Das Verhältnis der NATO – insbesondere der USA und Großbritanniens – zum Irak war damit über Jahrzehnte hinweg bis zum heutigen Tag geprägt von Gewissenlosigkeit, Amoralität, Heuchelei und Doppelmoral. Noam Chomsky, emeritierter MIT-Professor und seit der Zeit des Vietnamkriegs der wohl bedeutendste Kritiker des US-amerikanischen Imperialismus, bringt dies in seinem Buch “Power and Terror” auf den Punkt:
“Wir können Saddam Hussein dämonisieren, müssen aber verschweigen, dass er seine schlimmsten Verbrechen mit amerikanischer und britischer Hilfe verübt hat. Das ist allerdings eine sehr aparte Dämonisierung.”
Immer wieder, so auch im Falle des Irak, paktiert die NATO – und hier vor allem die NATO-Führungsmacht USA – selbst mit brutalsten Diktaturen, wenn es ihren eigensüchtigen geostrategischen und ökonomischen Interessen nützlich erscheint. Und wenn dies zu einem bestimmten Zeitpunkt nicht mehr der Fall ist, dann wird dieser vormalige Verbündete bei Bedarf zum großen Menschheitsverbrecher hochstilisiert (“neuer Hitler” etc.). Und was tun unsere hiesigen “Qualitätsmedien”? Sie reichen zu dieser widerlichen Schmierenkomödie zumeist auch noch ihre Hand.
Nachdem der Irak im Jahre 2003 über keine Massenvernichtungswaffen mehr verfügte (was die US-Regierung, wie Colin Powell 2005 bestätigte, sehr wohl wusste), wurde dieser von Bush wegen eigensüchtiger Motive überfallen: Die USA trachteten nach dem Zugriff auf die irakischen Öl- und Gasvorkommen sowie nach neuen US-Militärbasen im Irak. Dieses US-Verhaltensmuster zeigte sich beispielsweise auch beim Libyenkrieg (2011).
Beide US-geführten Angriffskriege hinterließen für die Bevölkerungen des Iraks und Libyens neben unzähligen Todesopfern und Kriegsverwundeten zerstörte Infrastrukturen (Energie, Transport, Kommunikation etc.) sowie staatliche Strukturen.
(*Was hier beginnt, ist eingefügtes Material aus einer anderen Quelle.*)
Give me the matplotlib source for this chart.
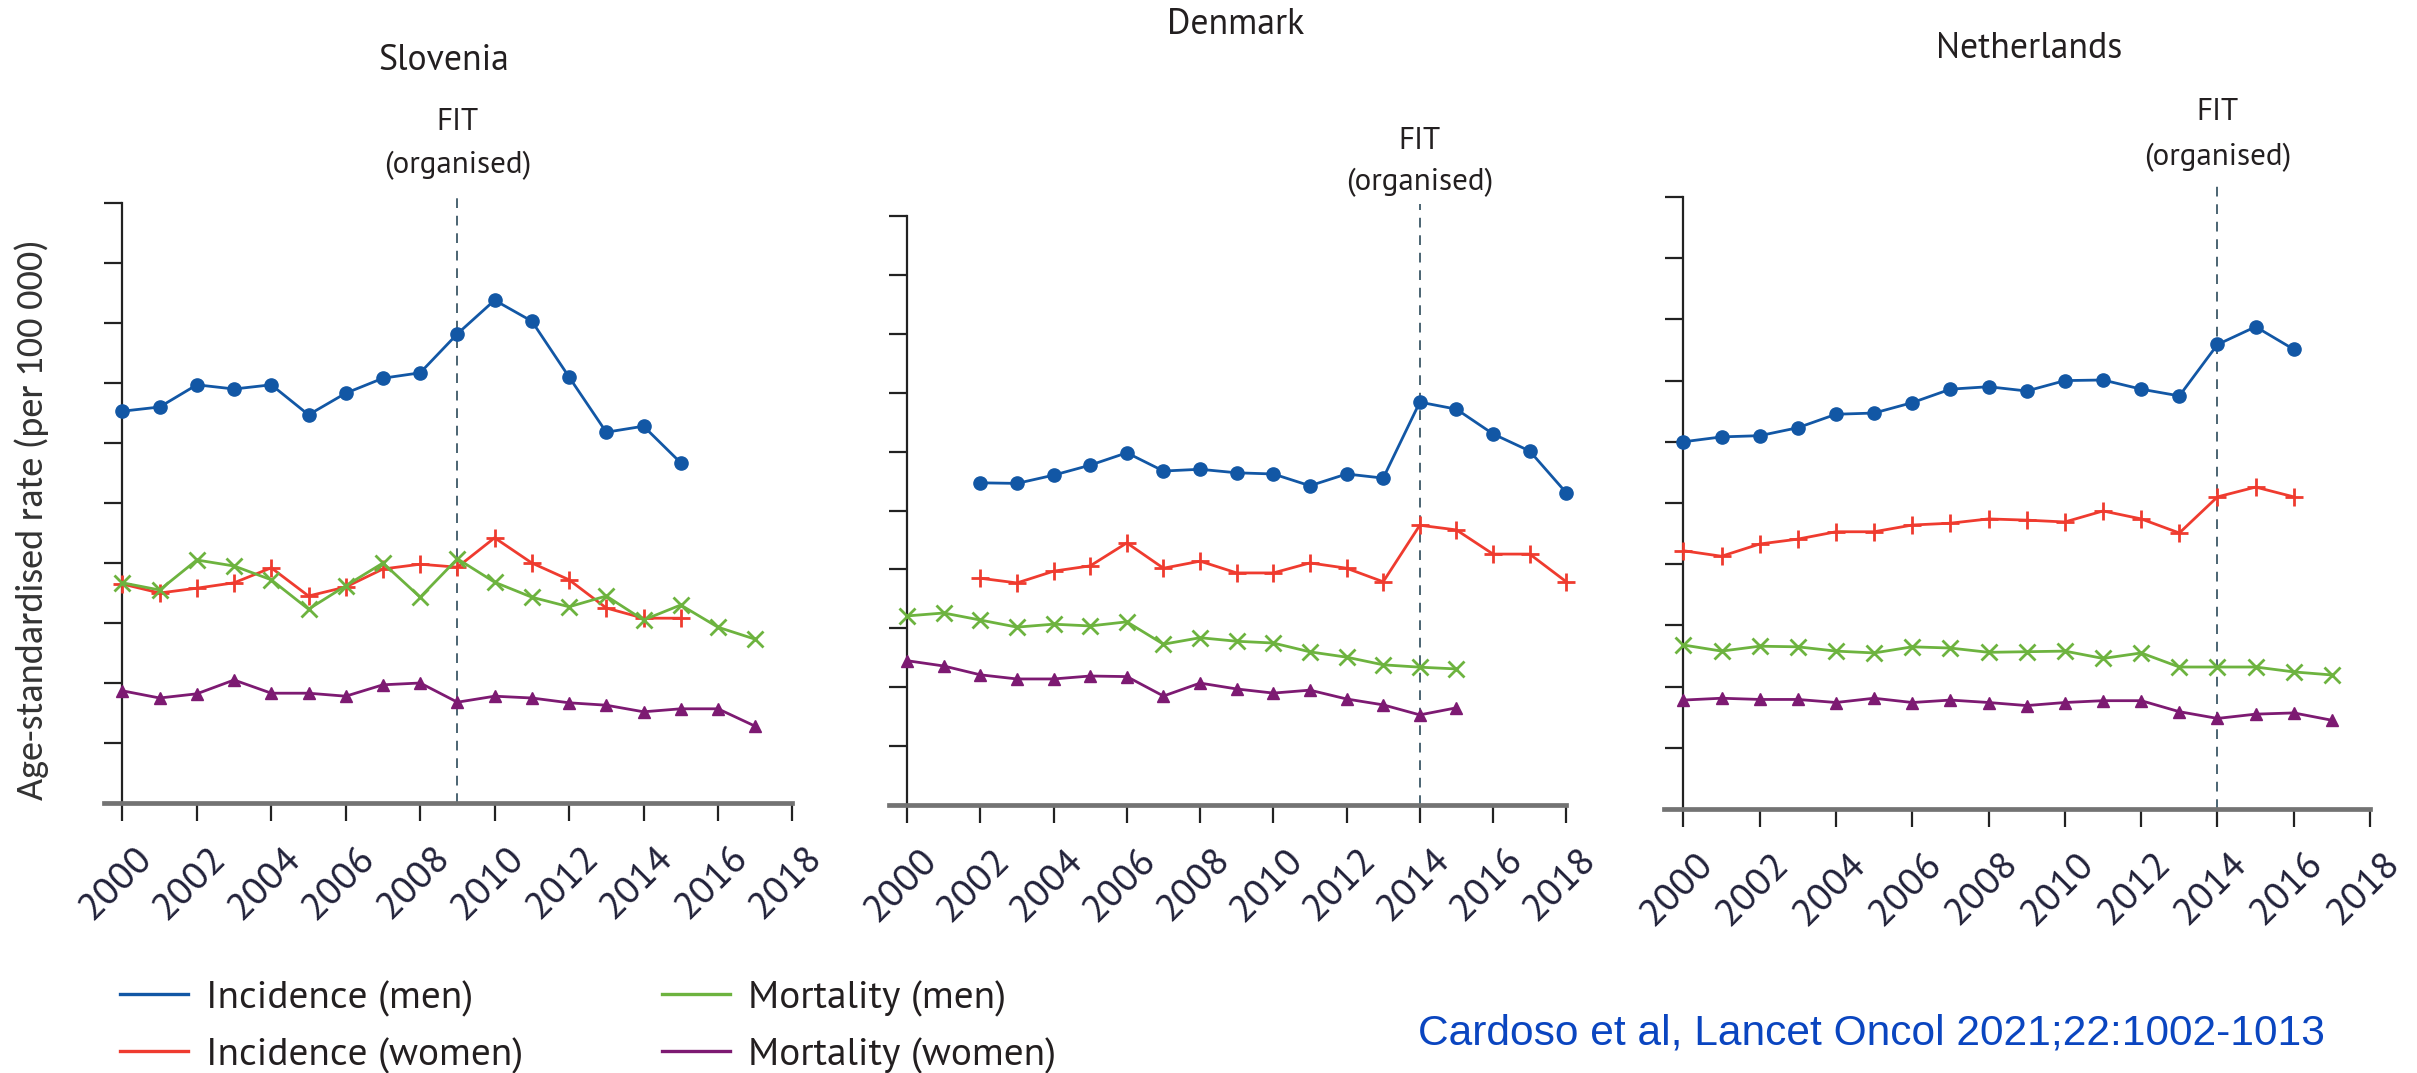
import numpy as np
import matplotlib
matplotlib.use('Agg')
import matplotlib.pyplot as plt
import matplotlib.transforms as mtransforms
from matplotlib import font_manager
from matplotlib.lines import Line2D

#=====================================================================
#     Data (age-standardised rate, per 100 000)
#
countries = ['Slovenia', 'Denmark', 'Netherlands']
fit_years = [2009, 2014, 2014]

slo_inc_men = [65.3, 66.0, 69.7, 69.0, 69.7, 64.7, 68.3, 70.8, 71.7, 78.2,
               83.8, 80.3, 71.0, 61.8, 62.8, 56.7]
slo_inc_women = [36.5, 35.0, 35.8, 36.7, 39.2, 34.5, 36.0, 39.0, 39.8, 39.3,
                 44.2, 40.0, 37.2, 32.5, 30.8, 30.8]
slo_mort_men = [36.7, 35.5, 40.5, 39.5, 37.2, 32.3, 36.2, 40.0, 34.3, 40.7,
                36.8, 34.3, 32.7, 34.5, 30.5, 33.0, 29.3, 27.3]
slo_mort_women = [18.7, 17.5, 18.2, 20.5, 18.3, 18.3, 17.8, 19.7, 20.0, 16.8,
                  17.8, 17.5, 16.7, 16.3, 15.2, 15.7, 15.7, 12.8]
slo_start = [2000, 2000, 2000, 2000]

den_inc_men = [54.7, 54.6, 56.0, 57.7, 59.8, 56.7, 57.0, 56.4, 56.2, 54.2,
               56.2, 55.5, 68.4, 67.2, 63.0, 60.1, 53.0]
den_inc_women = [38.5, 37.7, 39.7, 40.6, 44.5, 40.2, 41.4, 39.4, 39.4, 41.1,
                 40.2, 37.9, 47.5, 46.7, 42.6, 42.6, 37.9]
den_mort_men = [32.1, 32.6, 31.4, 30.2, 30.7, 30.4, 31.1, 27.3, 28.4, 27.8,
                27.5, 26.0, 25.1, 23.8, 23.4, 23.1]
den_mort_women = [24.5, 23.6, 22.1, 21.4, 21.4, 21.9, 21.8, 18.5, 20.7, 19.7,
                  19.0, 19.5, 18.0, 17.0, 15.3, 16.5]
den_start = [2002, 2002, 2000, 2000]

ned_inc_men = [60.0, 60.8, 61.0, 62.3, 64.5, 64.7, 66.4, 68.6, 69.0, 68.3,
               70.0, 70.1, 68.6, 67.5, 75.9, 78.8, 75.1]
ned_inc_women = [42.2, 41.3, 43.3, 44.1, 45.3, 45.3, 46.4, 46.7, 47.4, 47.2,
                 46.9, 48.7, 47.4, 45.1, 51.0, 52.6, 51.0]
ned_mort_men = [26.8, 25.8, 26.6, 26.5, 25.8, 25.5, 26.5, 26.3, 25.6, 25.7,
                25.8, 24.6, 25.5, 23.2, 23.2, 23.2, 22.4, 21.9]
ned_mort_women = [17.8, 18.1, 17.9, 17.9, 17.4, 18.1, 17.4, 17.8, 17.4, 16.9,
                  17.4, 17.7, 17.7, 15.9, 14.8, 15.5, 15.7, 14.5]
ned_start = [2000, 2000, 2000, 2000]

series_labels = ['Incidence (men)', 'Incidence (women)',
                 'Mortality (men)', 'Mortality (women)']
year_ticks = list(range(2000, 2019, 2))
ylabel = 'Age-standardised rate (per 100 000)'
citation = 'Cardoso et al, Lancet Oncol 2021;22:1002-1013'
#=====================================================================

panels = [
    [slo_inc_men, slo_inc_women, slo_mort_men, slo_mort_women],
    [den_inc_men, den_inc_women, den_mort_men, den_mort_women],
    [ned_inc_men, ned_inc_women, ned_mort_men, ned_mort_women],
]
starts = [slo_start, den_start, ned_start]

#=====================================================================
#     Styling / layout (pixel positions in the 2417 x 1073 image)
#
W, H = 2417, 1073
colors  = ['#1257a5', '#ef3b2f', '#6db33f', '#7d1a72']
markers = ['o', '+', 'x', '^']
msizes  = [9.5, 13, 11, 8.5]
mews    = [1, 2.0, 2.0, 1]

# (left, top, right, bottom) of each axes box in pixels; left = year 1999.5
boxes     = [(103.8, 203, 792.4, 803), (888.8, 216, 1566.3, 805),
             (1664.3, 197, 2370.1, 809)]
titles_xy = [(444, 60), (1236, 25), (2029, 48)]
title_w   = [128, 138, 191]
fit_y     = [(122, 165), (141, 182), (112, 157)]

installed = {f.name for f in font_manager.fontManager.ttflist}


def pick(*names):
    return [n for n in names if n in installed][:1] + ['DejaVu Sans']


head_font = pick('PT Sans', 'Open Sans')
label_font = pick('Carlito', 'Open Sans')
cite_font = pick('Liberation Sans', 'Arimo')

txt_col = '#231f20'


def fx(x):
    return x / W


def fy(y):
    return 1 - y / H


fig = plt.figure(figsize=(W / 100, H / 100), dpi=100)
renderer = fig.canvas.get_renderer()


def size_for(s, family, target, rotation=0, along='width'):
    # font size that makes string s span target pixels
    t = fig.text(0, 0, s, fontsize=10, family=family, rotation=rotation)
    bb = t.get_window_extent(renderer)
    t.remove()
    return 10 * target / (bb.width if along == 'width' else bb.height)


title_size = np.mean([size_for(c, head_font, w) for c, w in zip(countries, title_w)])
fit_size = size_for('(organised)', head_font, 148)
tick_size = 1.3 * size_for('2000', head_font, 67, rotation=45)
leg_size = size_for(series_labels[0], head_font, 269)
ylab_size = size_for(ylabel, label_font, 563, rotation=90, along='height')
cite_size = size_for(citation, cite_font, 911)

for i, country in enumerate(countries):
    l, t, r, b = boxes[i]
    ax = fig.add_axes([fx(l), fy(b), (r - l) / W, (b - t) / H])

    for k in range(4):
        vals = panels[i][k]
        yrs = np.arange(starts[i][k], starts[i][k] + len(vals))
        ax.plot(yrs, vals, color=colors[k], marker=markers[k], ms=msizes[k],
                mew=mews[k], lw=2.0, clip_on=False, zorder=3)

    ax.set_xlim(1999.5, 2018)
    ax.set_ylim(0, 100)
    ax.spines['top'].set_visible(False)
    ax.spines['right'].set_visible(False)
    ax.spines['left'].set_position(('data', 2000))
    ax.spines['left'].set_linewidth(1.6)
    ax.spines['left'].set_color('#222222')
    ax.spines['bottom'].set_linewidth(3.4)
    ax.spines['bottom'].set_color('#737373')

    ax.set_yticks(np.arange(0, 101, 10))
    ax.set_yticklabels([])
    ax.tick_params(axis='y', direction='out', length=13, width=1.6, color='#222222')
    ax.set_xticks(year_ticks)
    ax.set_xticklabels([str(y) for y in year_ticks], rotation=45, ha='right',
                       va='top', rotation_mode='anchor', fontsize=tick_size,
                       color='#22223a', family=head_font)
    ax.tick_params(axis='x', direction='out', length=13, width=1.6,
                   color='#222222', pad=14)
    offset = mtransforms.ScaledTranslation(12 / 100, 0, fig.dpi_scale_trans)
    for lab in ax.get_xticklabels():
        lab.set_transform(lab.get_transform() + offset)

    # FIT (organised) marker
    fyear = fit_years[i]
    ax.axvline(fyear, ymin=0, ymax=1 + 12 / (b - t), color='#4b6472', lw=1.4,
               dashes=(5, 4), clip_on=False, zorder=2)
    xline = l + (fyear - 1999.5) / 18.5 * (r - l)
    fig.text(fx(xline), fy(fit_y[i][0]), 'FIT', ha='center', va='center',
             fontsize=fit_size, color=txt_col, family=head_font)
    fig.text(fx(xline), fy(fit_y[i][1]), '(organised)', ha='center', va='center',
             fontsize=fit_size, color=txt_col, family=head_font)

    tx, ty = titles_xy[i]
    fig.text(fx(tx), fy(ty), country, ha='center', va='center',
             fontsize=title_size, color=txt_col, family=head_font)

fig.text(fx(32), fy(520), ylabel, rotation=90, ha='center', va='center',
         fontsize=ylab_size, color='#333333', family=label_font)

# legend: two columns, incidence on the left, mortality on the right
leg_px = leg_size * 100 / 72
handles = [Line2D([], [], color=c, lw=2.4) for c in colors]
for j, x0 in enumerate([120, 662]):
    leg = fig.legend(handles[2 * j:2 * j + 2], series_labels[2 * j:2 * j + 2],
                     loc='center left', bbox_to_anchor=(fx(x0), fy(1027)),
                     frameon=False, handlelength=68 / leg_px,
                     handletextpad=18 / leg_px, labelspacing=0.52,
                     borderpad=0, borderaxespad=0,
                     prop={'family': head_font, 'size': leg_size})
    for tx_ in leg.get_texts():
        tx_.set_color(txt_col)

fig.text(fx(1418), fy(1034), citation, ha='left', va='center',
         fontsize=cite_size, color='#0a45c0', family=cite_font)

plt.savefig('out.png', dpi=100)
Zu Bushs und Blairs Angriffskrieg gegen den Irak stellte der britische Dramatiker Harold Pinter in seiner Nobelpreisrede im Dezember 2005 ganz unmissverständlich fest:
“Wie viele Menschen muss man töten, bis man sich die Bezeichnung verdient hat, ein Massenmörder und Kriegsverbrecher zu sein? Einhunderttausend? Mehr als genug, würde ich meinen. Deshalb ist es nur gerecht, dass Bush und Blair vor den Internationalen Strafgerichtshof kommen.”
Man kann jedoch getrost davon ausgehen: Eher fallen Ostern und Weihnachten auf einen Tag, als dass sich selbst hochkarätige NATO-Kriegs- und Völkerrechtsverbrecher vor dem Internationalen Strafgerichtshof in Den Haag werden verantworten müssen.
Resümee: Bei Bushs und Blairs Irak-Krieg handelte es sich zweifelsfrei um einen völkerrechtswidrigen Angriffskrieg. Dass die heutige Bundesregierung sich weigert, diesen US-Überfall auf den Irak als Angriffskrieg zu bezeichnen, entlarvt ihre gegen Russland zur Schau gestellte moralische Überheblichkeit – frei nach dem Motto “Wir sind immer und stets die Guten!” – als Heuchelei und Doppelmoral.